::: MATERIAL PROVIDED :::

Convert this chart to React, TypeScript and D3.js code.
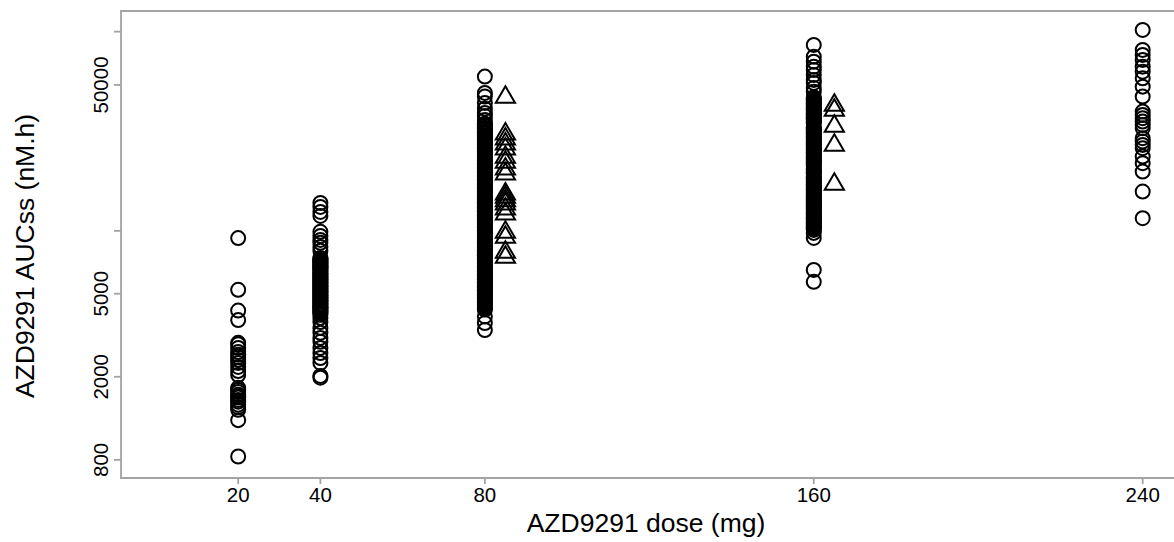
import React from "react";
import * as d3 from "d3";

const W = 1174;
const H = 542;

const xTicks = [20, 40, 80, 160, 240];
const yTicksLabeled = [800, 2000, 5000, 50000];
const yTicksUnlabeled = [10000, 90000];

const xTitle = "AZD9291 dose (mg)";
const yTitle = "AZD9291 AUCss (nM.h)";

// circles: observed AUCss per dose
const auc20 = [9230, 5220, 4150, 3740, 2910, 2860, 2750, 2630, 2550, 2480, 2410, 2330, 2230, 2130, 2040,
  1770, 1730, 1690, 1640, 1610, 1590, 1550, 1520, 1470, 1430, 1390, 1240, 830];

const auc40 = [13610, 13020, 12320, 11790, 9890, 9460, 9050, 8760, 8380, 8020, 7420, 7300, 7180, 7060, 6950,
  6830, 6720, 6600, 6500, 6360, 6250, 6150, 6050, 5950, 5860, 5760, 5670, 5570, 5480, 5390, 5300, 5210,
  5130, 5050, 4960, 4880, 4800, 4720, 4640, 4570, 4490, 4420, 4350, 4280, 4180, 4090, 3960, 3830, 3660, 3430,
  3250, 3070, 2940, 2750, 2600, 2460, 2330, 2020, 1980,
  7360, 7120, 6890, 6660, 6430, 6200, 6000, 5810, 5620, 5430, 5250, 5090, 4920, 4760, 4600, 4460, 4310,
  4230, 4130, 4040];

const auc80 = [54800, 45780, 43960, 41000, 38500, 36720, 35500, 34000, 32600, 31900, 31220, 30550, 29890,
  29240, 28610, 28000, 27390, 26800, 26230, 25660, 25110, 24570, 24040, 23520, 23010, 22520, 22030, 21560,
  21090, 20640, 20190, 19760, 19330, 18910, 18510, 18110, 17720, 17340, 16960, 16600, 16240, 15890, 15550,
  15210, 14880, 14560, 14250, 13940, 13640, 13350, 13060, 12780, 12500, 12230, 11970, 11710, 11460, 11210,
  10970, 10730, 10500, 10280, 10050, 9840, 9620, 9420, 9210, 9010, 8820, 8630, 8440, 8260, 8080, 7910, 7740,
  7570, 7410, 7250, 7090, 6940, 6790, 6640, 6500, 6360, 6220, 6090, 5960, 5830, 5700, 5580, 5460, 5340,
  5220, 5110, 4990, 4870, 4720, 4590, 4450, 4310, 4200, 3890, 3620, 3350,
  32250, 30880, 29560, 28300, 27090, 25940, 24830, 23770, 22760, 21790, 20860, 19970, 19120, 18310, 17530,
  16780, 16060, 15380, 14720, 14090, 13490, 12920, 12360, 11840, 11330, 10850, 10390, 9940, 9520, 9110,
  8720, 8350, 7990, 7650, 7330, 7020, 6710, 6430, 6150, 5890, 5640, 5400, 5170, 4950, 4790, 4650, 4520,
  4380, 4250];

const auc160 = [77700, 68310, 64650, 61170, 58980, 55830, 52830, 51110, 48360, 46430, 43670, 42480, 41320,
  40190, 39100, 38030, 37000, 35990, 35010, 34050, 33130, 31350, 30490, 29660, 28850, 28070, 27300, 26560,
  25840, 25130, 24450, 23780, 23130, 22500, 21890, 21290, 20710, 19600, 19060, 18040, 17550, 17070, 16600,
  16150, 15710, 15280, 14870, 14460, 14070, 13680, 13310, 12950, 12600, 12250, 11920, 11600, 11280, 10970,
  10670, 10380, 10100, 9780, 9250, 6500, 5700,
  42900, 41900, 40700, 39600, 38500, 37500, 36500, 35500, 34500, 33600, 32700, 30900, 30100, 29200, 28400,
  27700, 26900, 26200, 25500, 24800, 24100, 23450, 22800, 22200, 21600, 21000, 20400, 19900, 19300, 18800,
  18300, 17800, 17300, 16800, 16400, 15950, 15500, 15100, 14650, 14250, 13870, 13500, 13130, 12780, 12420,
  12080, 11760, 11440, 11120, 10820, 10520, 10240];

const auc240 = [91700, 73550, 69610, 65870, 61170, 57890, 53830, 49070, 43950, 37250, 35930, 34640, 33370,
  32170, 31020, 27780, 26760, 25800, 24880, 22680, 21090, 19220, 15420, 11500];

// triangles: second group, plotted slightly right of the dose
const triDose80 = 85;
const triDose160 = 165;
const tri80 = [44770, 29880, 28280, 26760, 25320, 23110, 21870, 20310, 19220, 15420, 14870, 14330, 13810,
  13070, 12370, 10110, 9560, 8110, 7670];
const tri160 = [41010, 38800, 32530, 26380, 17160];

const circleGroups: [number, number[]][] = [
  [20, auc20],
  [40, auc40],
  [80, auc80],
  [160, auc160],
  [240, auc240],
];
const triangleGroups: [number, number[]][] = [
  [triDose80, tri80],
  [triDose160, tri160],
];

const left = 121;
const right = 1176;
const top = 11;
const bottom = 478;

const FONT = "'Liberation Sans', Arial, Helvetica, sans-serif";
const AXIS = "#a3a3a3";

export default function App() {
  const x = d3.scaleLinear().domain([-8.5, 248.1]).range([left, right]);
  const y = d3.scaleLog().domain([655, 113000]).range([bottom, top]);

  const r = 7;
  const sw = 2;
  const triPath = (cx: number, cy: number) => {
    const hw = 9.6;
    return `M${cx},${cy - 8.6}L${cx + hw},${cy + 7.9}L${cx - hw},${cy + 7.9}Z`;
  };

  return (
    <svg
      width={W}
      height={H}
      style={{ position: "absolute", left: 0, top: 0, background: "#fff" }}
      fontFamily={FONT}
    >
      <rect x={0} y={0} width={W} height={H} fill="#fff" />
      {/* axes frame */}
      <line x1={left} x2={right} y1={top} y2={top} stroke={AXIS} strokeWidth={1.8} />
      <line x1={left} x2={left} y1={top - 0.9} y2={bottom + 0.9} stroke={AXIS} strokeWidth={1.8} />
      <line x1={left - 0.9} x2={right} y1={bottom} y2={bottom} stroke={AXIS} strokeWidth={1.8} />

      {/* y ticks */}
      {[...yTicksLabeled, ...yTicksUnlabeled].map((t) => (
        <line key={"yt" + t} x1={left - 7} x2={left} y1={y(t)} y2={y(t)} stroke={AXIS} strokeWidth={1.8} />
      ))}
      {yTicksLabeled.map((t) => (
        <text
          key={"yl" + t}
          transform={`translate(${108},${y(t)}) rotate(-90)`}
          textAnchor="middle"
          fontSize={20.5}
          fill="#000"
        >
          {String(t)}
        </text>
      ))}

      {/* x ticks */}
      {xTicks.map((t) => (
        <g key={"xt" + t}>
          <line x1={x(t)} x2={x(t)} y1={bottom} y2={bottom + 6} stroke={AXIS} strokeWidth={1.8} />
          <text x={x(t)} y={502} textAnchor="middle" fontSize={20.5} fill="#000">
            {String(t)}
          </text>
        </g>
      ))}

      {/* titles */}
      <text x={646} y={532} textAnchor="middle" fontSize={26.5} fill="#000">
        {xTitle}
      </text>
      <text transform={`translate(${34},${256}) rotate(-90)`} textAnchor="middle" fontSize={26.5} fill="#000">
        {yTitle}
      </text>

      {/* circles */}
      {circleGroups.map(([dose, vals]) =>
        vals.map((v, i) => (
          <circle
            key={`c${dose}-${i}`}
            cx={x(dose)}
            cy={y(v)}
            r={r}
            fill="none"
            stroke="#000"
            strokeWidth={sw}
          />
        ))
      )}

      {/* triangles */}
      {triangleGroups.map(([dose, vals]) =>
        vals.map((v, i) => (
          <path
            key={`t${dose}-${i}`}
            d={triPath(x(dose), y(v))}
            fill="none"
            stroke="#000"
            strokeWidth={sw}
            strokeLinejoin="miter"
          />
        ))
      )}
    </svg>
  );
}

:::

» **GIVEN INSTRUCTION**
Take the listing above and print it exactly, apart from the pictures.

» **EXERCISE ANSWER**
Convert this chart to React, TypeScript and D3.js code.
import React from "react";
import * as d3 from "d3";

const W = 1174;
const H = 542;

const xTicks = [20, 40, 80, 160, 240];
const yTicksLabeled = [800, 2000, 5000, 50000];
const yTicksUnlabeled = [10000, 90000];

const xTitle = "AZD9291 dose (mg)";
const yTitle = "AZD9291 AUCss (nM.h)";

// circles: observed AUCss per dose
const auc20 = [9230, 5220, 4150, 3740, 2910, 2860, 2750, 2630, 2550, 2480, 2410, 2330, 2230, 2130, 2040,
  1770, 1730, 1690, 1640, 1610, 1590, 1550, 1520, 1470, 1430, 1390, 1240, 830];

const auc40 = [13610, 13020, 12320, 11790, 9890, 9460, 9050, 8760, 8380, 8020, 7420, 7300, 7180, 7060, 6950,
  6830, 6720, 6600, 6500, 6360, 6250, 6150, 6050, 5950, 5860, 5760, 5670, 5570, 5480, 5390, 5300, 5210,
  5130, 5050, 4960, 4880, 4800, 4720, 4640, 4570, 4490, 4420, 4350, 4280, 4180, 4090, 3960, 3830, 3660, 3430,
  3250, 3070, 2940, 2750, 2600, 2460, 2330, 2020, 1980,
  7360, 7120, 6890, 6660, 6430, 6200, 6000, 5810, 5620, 5430, 5250, 5090, 4920, 4760, 4600, 4460, 4310,
  4230, 4130, 4040];

const auc80 = [54800, 45780, 43960, 41000, 38500, 36720, 35500, 34000, 32600, 31900, 31220, 30550, 29890,
  29240, 28610, 28000, 27390, 26800, 26230, 25660, 25110, 24570, 24040, 23520, 23010, 22520, 22030, 21560,
  21090, 20640, 20190, 19760, 19330, 18910, 18510, 18110, 17720, 17340, 16960, 16600, 16240, 15890, 15550,
  15210, 14880, 14560, 14250, 13940, 13640, 13350, 13060, 12780, 12500, 12230, 11970, 11710, 11460, 11210,
  10970, 10730, 10500, 10280, 10050, 9840, 9620, 9420, 9210, 9010, 8820, 8630, 8440, 8260, 8080, 7910, 7740,
  7570, 7410, 7250, 7090, 6940, 6790, 6640, 6500, 6360, 6220, 6090, 5960, 5830, 5700, 5580, 5460, 5340,
  5220, 5110, 4990, 4870, 4720, 4590, 4450, 4310, 4200, 3890, 3620, 3350,
  32250, 30880, 29560, 28300, 27090, 25940, 24830, 23770, 22760, 21790, 20860, 19970, 19120, 18310, 17530,
  16780, 16060, 15380, 14720, 14090, 13490, 12920, 12360, 11840, 11330, 10850, 10390, 9940, 9520, 9110,
  8720, 8350, 7990, 7650, 7330, 7020, 6710, 6430, 6150, 5890, 5640, 5400, 5170, 4950, 4790, 4650, 4520,
  4380, 4250];

const auc160 = [77700, 68310, 64650, 61170, 58980, 55830, 52830, 51110, 48360, 46430, 43670, 42480, 41320,
  40190, 39100, 38030, 37000, 35990, 35010, 34050, 33130, 31350, 30490, 29660, 28850, 28070, 27300, 26560,
  25840, 25130, 24450, 23780, 23130, 22500, 21890, 21290, 20710, 19600, 19060, 18040, 17550, 17070, 16600,
  16150, 15710, 15280, 14870, 14460, 14070, 13680, 13310, 12950, 12600, 12250, 11920, 11600, 11280, 10970,
  10670, 10380, 10100, 9780, 9250, 6500, 5700,
  42900, 41900, 40700, 39600, 38500, 37500, 36500, 35500, 34500, 33600, 32700, 30900, 30100, 29200, 28400,
  27700, 26900, 26200, 25500, 24800, 24100, 23450, 22800, 22200, 21600, 21000, 20400, 19900, 19300, 18800,
  18300, 17800, 17300, 16800, 16400, 15950, 15500, 15100, 14650, 14250, 13870, 13500, 13130, 12780, 12420,
  12080, 11760, 11440, 11120, 10820, 10520, 10240];

const auc240 = [91700, 73550, 69610, 65870, 61170, 57890, 53830, 49070, 43950, 37250, 35930, 34640, 33370,
  32170, 31020, 27780, 26760, 25800, 24880, 22680, 21090, 19220, 15420, 11500];

// triangles: second group, plotted slightly right of the dose
const triDose80 = 85;
const triDose160 = 165;
const tri80 = [44770, 29880, 28280, 26760, 25320, 23110, 21870, 20310, 19220, 15420, 14870, 14330, 13810,
  13070, 12370, 10110, 9560, 8110, 7670];
const tri160 = [41010, 38800, 32530, 26380, 17160];

const circleGroups: [number, number[]][] = [
  [20, auc20],
  [40, auc40],
  [80, auc80],
  [160, auc160],
  [240, auc240],
];
const triangleGroups: [number, number[]][] = [
  [triDose80, tri80],
  [triDose160, tri160],
];

const left = 121;
const right = 1176;
const top = 11;
const bottom = 478;

const FONT = "'Liberation Sans', Arial, Helvetica, sans-serif";
const AXIS = "#a3a3a3";

export default function App() {
  const x = d3.scaleLinear().domain([-8.5, 248.1]).range([left, right]);
  const y = d3.scaleLog().domain([655, 113000]).range([bottom, top]);

  const r = 7;
  const sw = 2;
  const triPath = (cx: number, cy: number) => {
    const hw = 9.6;
    return `M${cx},${cy - 8.6}L${cx + hw},${cy + 7.9}L${cx - hw},${cy + 7.9}Z`;
  };

  return (
    <svg
      width={W}
      height={H}
      style={{ position: "absolute", left: 0, top: 0, background: "#fff" }}
      fontFamily={FONT}
    >
      <rect x={0} y={0} width={W} height={H} fill="#fff" />
      {/* axes frame */}
      <line x1={left} x2={right} y1={top} y2={top} stroke={AXIS} strokeWidth={1.8} />
      <line x1={left} x2={left} y1={top - 0.9} y2={bottom + 0.9} stroke={AXIS} strokeWidth={1.8} />
      <line x1={left - 0.9} x2={right} y1={bottom} y2={bottom} stroke={AXIS} strokeWidth={1.8} />

      {/* y ticks */}
      {[...yTicksLabeled, ...yTicksUnlabeled].map((t) => (
        <line key={"yt" + t} x1={left - 7} x2={left} y1={y(t)} y2={y(t)} stroke={AXIS} strokeWidth={1.8} />
      ))}
      {yTicksLabeled.map((t) => (
        <text
          key={"yl" + t}
          transform={`translate(${108},${y(t)}) rotate(-90)`}
          textAnchor="middle"
          fontSize={20.5}
          fill="#000"
        >
          {String(t)}
        </text>
      ))}

      {/* x ticks */}
      {xTicks.map((t) => (
        <g key={"xt" + t}>
          <line x1={x(t)} x2={x(t)} y1={bottom} y2={bottom + 6} stroke={AXIS} strokeWidth={1.8} />
          <text x={x(t)} y={502} textAnchor="middle" fontSize={20.5} fill="#000">
            {String(t)}
          </text>
        </g>
      ))}

      {/* titles */}
      <text x={646} y={532} textAnchor="middle" fontSize={26.5} fill="#000">
        {xTitle}
      </text>
      <text transform={`translate(${34},${256}) rotate(-90)`} textAnchor="middle" fontSize={26.5} fill="#000">
        {yTitle}
      </text>

      {/* circles */}
      {circleGroups.map(([dose, vals]) =>
        vals.map((v, i) => (
          <circle
            key={`c${dose}-${i}`}
            cx={x(dose)}
            cy={y(v)}
            r={r}
            fill="none"
            stroke="#000"
            strokeWidth={sw}
          />
        ))
      )}

      {/* triangles */}
      {triangleGroups.map(([dose, vals]) =>
        vals.map((v, i) => (
          <path
            key={`t${dose}-${i}`}
            d={triPath(x(dose), y(v))}
            fill="none"
            stroke="#000"
            strokeWidth={sw}
            strokeLinejoin="miter"
          />
        ))
      )}
    </svg>
  );
}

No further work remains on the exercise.